Urszula McCormack, Partner, King & Wood Mallesons: “Markets like Hong Kong and Dubai are pulling away (in a positive way) for two key reasons – first, they are sending strong signals from all levels that they support Web3 innovation; secondly, they are crafting sensible regulation across the strategic policy areas that matter – AML/CTF, consumer protection and market integrity.  However, they are at risk – expectations of a positive regulatory environment have been dashed before and some markets have suffered where they failed to meet those expectations by industry participants simply leaving.”

Ben Caselin, Vice President, MaskEX: “Amidst the ongoing regulatory stalemate in the US, both [Hong Kong and Dubai] will be capable of capturing additional market share and attract more foreign investment and talent to their shores. Most overseas platforms do not service the US and while the SEC’s actions might negatively impact global crypto markets, the SEC’s power over these markets is limited. This opens up more opportunity for other jurisdictions and regulatory bodies to lead the way.”

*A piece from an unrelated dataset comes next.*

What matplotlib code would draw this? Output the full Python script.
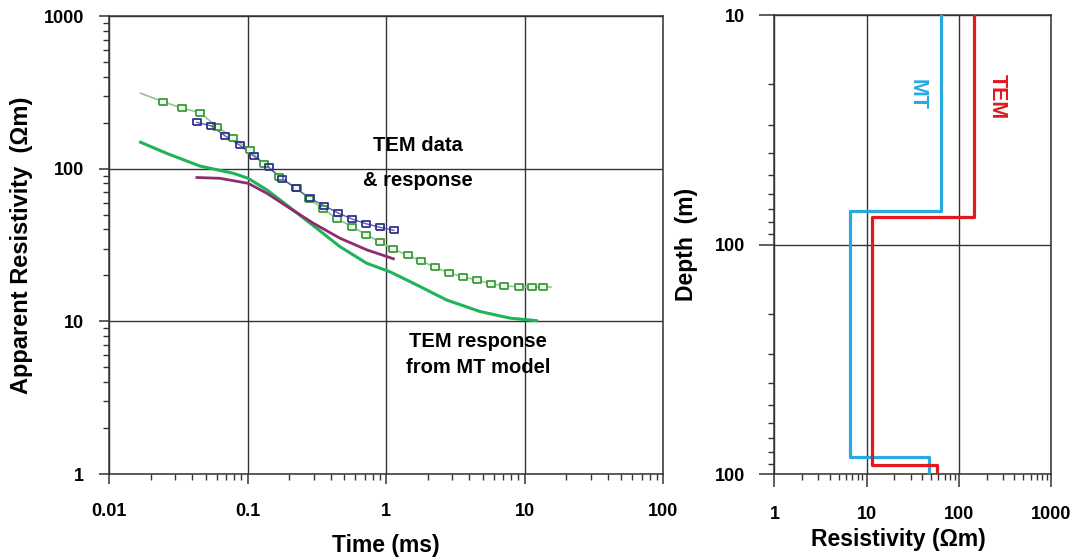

Denys Peleshok, Head of Asia, CPT Markets: “The SEC has had a very aggressive approach toward crypto companies for some time now and could be increasingly creating an unwelcoming environment for such firms and for the crypto industry as a whole in the country. Lately, some notable crypto firms have expressed their desire to move part of their operations away from the U.S. and to more crypto-friendly jurisdictions. This trend could be beneficial for other countries such as the UAE or Hong Kong which are putting in the efforts to attract crypto companies and to grow the industry locally. These destinations are becoming a magnet for companies operating in and around crypto, thanks to the crypto-friendly legal frameworks they have put in place and the warmer attitude of regulators. As a result, the U.S. could see an exodus of companies in the field of crypto and could sideline itself from the rapid developments of the crypto and Web3 industries.”